Autre exemple : à Nanterre, un palais de justice moderne, auprès de la tour de béton et de verre de la préfecture. Pourtant, M. Dominique Marro, président de l'Association des magistrats d'instruction, est amer : « À Nanterre, notre situation matérielle s'est certes améliorée, mais le temps n'est pas loin où nous n'avions ni ligne directe avec l'extérieur, ni télécopieur. Aujourd'hui, avec un effectif de 118 personnes, ce sont les moyens humains qui nous font défaut. J'ai calculé qu'entre avril 1987 et octobre 1989 l'effectif global du tribunal de Nanterre qui est, dit-on, le deuxième de France, avait été réduit de 57 personnes. »

« Le pire est que nous manquons toujours de greffiers. Sans eux, il est impossible d'organiser une reconstitution, d'effectuer un interrogatoire ou une simple audition de témoin. La seule liberté que nous laisse la loi en leur absence est celle d'étudier le dossier. Pendant les vacances, la situation devient carrément apocalyptique. Ces mauvaises conditions de travail engendrent fatalement des erreurs qui nuisent à notre image. Comment voulez-vous que les quelque 550 juges d'instruction arrivent à traiter sans difficulté 70 000 affaires par an ? »

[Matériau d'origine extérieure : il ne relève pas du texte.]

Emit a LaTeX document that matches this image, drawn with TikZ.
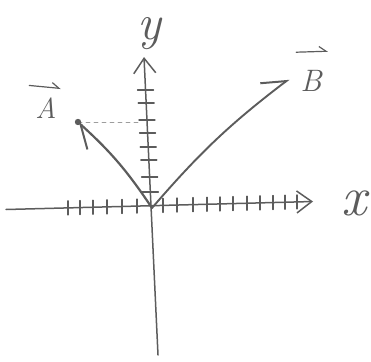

Mille jugements en attente

Les greffiers, eux, ne sont pas en reste. M. Maurice Coppin exerce cette fonction au tribunal de Bobigny. Le « palais » fut longtemps logé dans des baraquements préfabriqués proches de la ligne de chemin de fer, ce qui obligeait les magistrats, pour que leur verdict soit entendu, à attendre qu'un train soit passé. Il a bénéficié d'une architecture mieux adaptée à une tâche fort lourde : c'est l'un des tribunaux les plus surchargés de France. M. Coppin s'insurge : « Nous ne fermons jamais avant 21 heures. Mais le vrai problème est qu'un millier de jugements − je dis bien un millier − prononcés entre septembre 1987 et mai 1988 n'ont pas été rédigés. » Le retard moyen, dans l'ensemble est de l'ordre de six mois au minimum et les parties civiles attendent d'être remboursées.

Les délais de jugement, pronostique l'ensemble de la profession judiciaire, vont atteindre deux ans en moyenne. Une seule solution : des crédits pour lutter contre la paupérisation d'une institution qui croule sous les dossiers poussiéreux.

L'argent manque, bien sûr, mais il ne suffirait pas à rendre son lustre à la justice. La crise n'est pas seulement matérielle, mais morale. Les trois organisations syndicales rivales − l'USM (Union syndicale des magistrats, centriste), l'APM (Association professionnelle des magistrats, droite) et le SM (Syndicat de la magistrature, de la gauche à l'extrême gauche), se retrouvent d'accord sur le « mal-être » qui la mine et risque de la conduire au déclin.

Un système trop égalitaire

Les grands responsables ? L'air du temps et l'École nationale de la magistrature (ENM) de Bordeaux. L'époque n'est plus où l'on attribuait automatiquement toutes les vertus civiques à l'instituteur, au sous-préfet, au magistrat. Un juge est peut-être encore, avec son unique greffier comme témoin, un monarque absolu entre les murs de son cabinet et peut terroriser à sa guise un inculpé. Mais sa position sociale a subi une érosion évidente. Les magistrats y ont une part de responsabilité : ils se sont prêtés à un alignement par le bas, et ils l'ont même réclamé, en refusant qu'une élite soit recrutée dès la sortie de l'École.

Lorsqu'il y a trente ans M. Michel Debré, alors Premier ministre du général de Gaulle, parraina la naissance de l'École nationale de la magistrature, il la voulut calquée sur l'École nationale d'administration, qu'il avait lui-même créée à la Libération, et un modèle d'efficacité technique et sociale. À la différence de l'ENA, cependant, l'ENM occupe un créneau très étroit, à l'usage exclusif des palais de justice. Ses objectifs et ses débouchés sont donc strictement limités, et la compétition y perd de son attrait. M. Debré émit donc le vœu que les jeunes magistrats qui sortiraient « dans la botte », c'est-à-dire parmi les premiers, puissent sauter plusieurs cases dans la hiérarchie et aillent aussitôt assister les magistrats des cours d'appel et de la Cour de cassation, à moins qu'ils n'obtiennent des postes de référendaires.